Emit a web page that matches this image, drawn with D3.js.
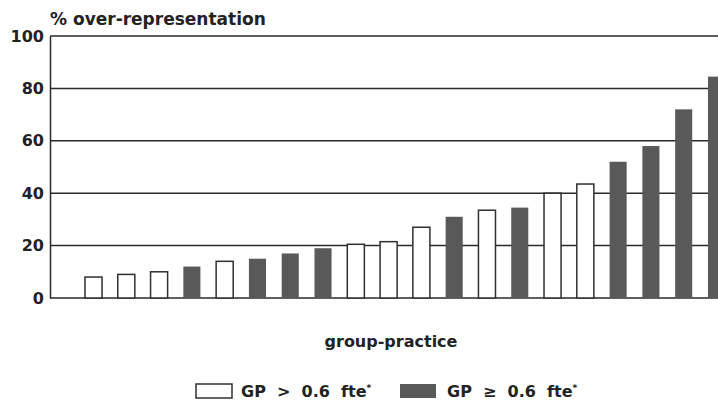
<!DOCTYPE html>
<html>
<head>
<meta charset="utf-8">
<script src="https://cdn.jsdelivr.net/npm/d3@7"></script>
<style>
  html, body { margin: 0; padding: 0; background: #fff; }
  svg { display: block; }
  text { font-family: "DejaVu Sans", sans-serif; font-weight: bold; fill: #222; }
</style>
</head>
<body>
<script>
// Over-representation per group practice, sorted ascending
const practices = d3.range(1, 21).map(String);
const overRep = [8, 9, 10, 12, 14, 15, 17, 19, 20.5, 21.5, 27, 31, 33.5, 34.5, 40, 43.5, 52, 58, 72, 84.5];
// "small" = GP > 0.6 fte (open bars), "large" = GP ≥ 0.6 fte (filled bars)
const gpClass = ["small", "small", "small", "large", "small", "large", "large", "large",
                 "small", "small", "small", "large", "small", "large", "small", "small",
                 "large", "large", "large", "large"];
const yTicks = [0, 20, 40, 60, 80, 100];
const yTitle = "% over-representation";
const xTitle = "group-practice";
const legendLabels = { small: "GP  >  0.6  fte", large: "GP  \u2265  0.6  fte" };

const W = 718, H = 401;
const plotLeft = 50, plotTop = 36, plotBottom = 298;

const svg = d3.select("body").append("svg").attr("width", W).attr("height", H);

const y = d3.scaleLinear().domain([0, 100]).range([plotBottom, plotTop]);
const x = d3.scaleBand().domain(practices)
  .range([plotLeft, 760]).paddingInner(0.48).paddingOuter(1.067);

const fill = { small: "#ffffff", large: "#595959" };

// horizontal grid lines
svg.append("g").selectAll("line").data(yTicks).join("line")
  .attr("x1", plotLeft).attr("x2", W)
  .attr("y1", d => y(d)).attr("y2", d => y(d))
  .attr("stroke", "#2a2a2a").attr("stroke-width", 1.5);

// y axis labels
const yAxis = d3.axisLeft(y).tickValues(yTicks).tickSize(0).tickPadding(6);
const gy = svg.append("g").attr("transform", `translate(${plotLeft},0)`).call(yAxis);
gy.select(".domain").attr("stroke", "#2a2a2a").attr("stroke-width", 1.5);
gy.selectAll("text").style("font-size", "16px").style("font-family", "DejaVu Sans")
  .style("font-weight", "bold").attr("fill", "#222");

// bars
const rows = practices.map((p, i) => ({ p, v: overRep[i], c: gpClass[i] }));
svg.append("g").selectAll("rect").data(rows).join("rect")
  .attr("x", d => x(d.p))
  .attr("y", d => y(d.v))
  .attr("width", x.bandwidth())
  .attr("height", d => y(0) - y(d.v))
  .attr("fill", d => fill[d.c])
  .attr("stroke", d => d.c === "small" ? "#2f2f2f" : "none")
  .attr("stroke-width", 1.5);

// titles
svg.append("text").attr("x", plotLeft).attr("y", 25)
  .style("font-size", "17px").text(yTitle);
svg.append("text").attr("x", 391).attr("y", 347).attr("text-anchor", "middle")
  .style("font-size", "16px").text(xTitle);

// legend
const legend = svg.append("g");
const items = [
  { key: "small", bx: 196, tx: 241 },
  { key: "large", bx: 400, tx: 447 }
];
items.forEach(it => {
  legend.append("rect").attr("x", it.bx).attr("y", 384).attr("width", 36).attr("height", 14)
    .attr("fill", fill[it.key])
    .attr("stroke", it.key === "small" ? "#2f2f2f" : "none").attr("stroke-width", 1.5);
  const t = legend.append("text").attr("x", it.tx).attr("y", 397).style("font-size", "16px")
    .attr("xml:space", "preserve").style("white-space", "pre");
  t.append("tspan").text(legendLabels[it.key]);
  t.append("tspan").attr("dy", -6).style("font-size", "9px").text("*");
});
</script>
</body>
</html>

++++++++++

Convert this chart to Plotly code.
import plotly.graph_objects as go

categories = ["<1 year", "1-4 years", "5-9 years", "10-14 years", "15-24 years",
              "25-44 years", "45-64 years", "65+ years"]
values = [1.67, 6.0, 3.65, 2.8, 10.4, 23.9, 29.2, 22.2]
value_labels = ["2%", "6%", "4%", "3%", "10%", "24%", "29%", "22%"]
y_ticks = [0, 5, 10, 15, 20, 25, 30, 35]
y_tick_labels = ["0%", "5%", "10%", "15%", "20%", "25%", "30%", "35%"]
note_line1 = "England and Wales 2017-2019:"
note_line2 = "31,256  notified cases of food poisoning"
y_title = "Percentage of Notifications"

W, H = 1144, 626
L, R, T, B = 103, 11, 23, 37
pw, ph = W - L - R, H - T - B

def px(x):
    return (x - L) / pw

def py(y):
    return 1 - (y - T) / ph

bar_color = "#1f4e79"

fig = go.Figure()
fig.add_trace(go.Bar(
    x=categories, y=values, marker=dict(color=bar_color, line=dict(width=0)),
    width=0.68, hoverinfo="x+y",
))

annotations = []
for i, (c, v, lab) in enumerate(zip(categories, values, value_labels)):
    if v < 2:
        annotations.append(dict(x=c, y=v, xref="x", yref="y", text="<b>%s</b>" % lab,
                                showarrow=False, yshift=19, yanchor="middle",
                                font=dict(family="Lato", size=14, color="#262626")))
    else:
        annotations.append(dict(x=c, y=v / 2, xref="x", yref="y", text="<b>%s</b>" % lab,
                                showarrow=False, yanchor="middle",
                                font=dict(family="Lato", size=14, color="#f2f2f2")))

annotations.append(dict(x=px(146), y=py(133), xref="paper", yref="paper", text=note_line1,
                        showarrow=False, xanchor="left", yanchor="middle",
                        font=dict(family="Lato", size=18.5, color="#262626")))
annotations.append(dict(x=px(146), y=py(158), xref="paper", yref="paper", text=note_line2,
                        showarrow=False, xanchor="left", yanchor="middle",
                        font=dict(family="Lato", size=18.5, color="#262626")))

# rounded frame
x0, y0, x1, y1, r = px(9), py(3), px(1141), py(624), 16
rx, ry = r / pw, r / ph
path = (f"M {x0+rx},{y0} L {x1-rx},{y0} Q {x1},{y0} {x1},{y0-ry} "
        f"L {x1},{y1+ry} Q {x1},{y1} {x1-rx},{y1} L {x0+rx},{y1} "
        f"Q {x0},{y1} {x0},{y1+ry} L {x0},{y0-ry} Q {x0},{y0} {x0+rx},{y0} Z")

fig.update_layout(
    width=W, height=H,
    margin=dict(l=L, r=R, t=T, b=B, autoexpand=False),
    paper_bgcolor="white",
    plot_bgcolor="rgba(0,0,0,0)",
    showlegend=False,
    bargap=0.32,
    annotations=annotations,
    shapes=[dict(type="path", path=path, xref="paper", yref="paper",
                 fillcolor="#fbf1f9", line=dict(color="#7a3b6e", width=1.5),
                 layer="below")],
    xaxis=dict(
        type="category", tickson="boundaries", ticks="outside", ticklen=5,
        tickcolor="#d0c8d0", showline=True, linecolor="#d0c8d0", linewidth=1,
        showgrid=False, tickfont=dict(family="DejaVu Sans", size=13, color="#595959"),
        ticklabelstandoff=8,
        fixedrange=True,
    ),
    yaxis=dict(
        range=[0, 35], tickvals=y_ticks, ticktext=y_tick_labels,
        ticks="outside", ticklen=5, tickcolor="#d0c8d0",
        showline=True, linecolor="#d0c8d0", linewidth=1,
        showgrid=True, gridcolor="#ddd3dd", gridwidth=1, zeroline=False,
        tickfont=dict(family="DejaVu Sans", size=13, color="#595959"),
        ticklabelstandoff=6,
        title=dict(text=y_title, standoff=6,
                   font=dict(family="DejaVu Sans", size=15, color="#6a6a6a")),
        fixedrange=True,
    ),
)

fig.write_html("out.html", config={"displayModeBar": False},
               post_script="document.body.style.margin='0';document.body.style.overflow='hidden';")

++++++++++

* _Aim of the task_: Look back at the entries above. Retype the line with "Convert this chart to Plotly code.", the line with "import plotly.graph_objects as go", and all lines in between.

* _Response to the exercise_:
Convert this chart to Plotly code.
import plotly.graph_objects as go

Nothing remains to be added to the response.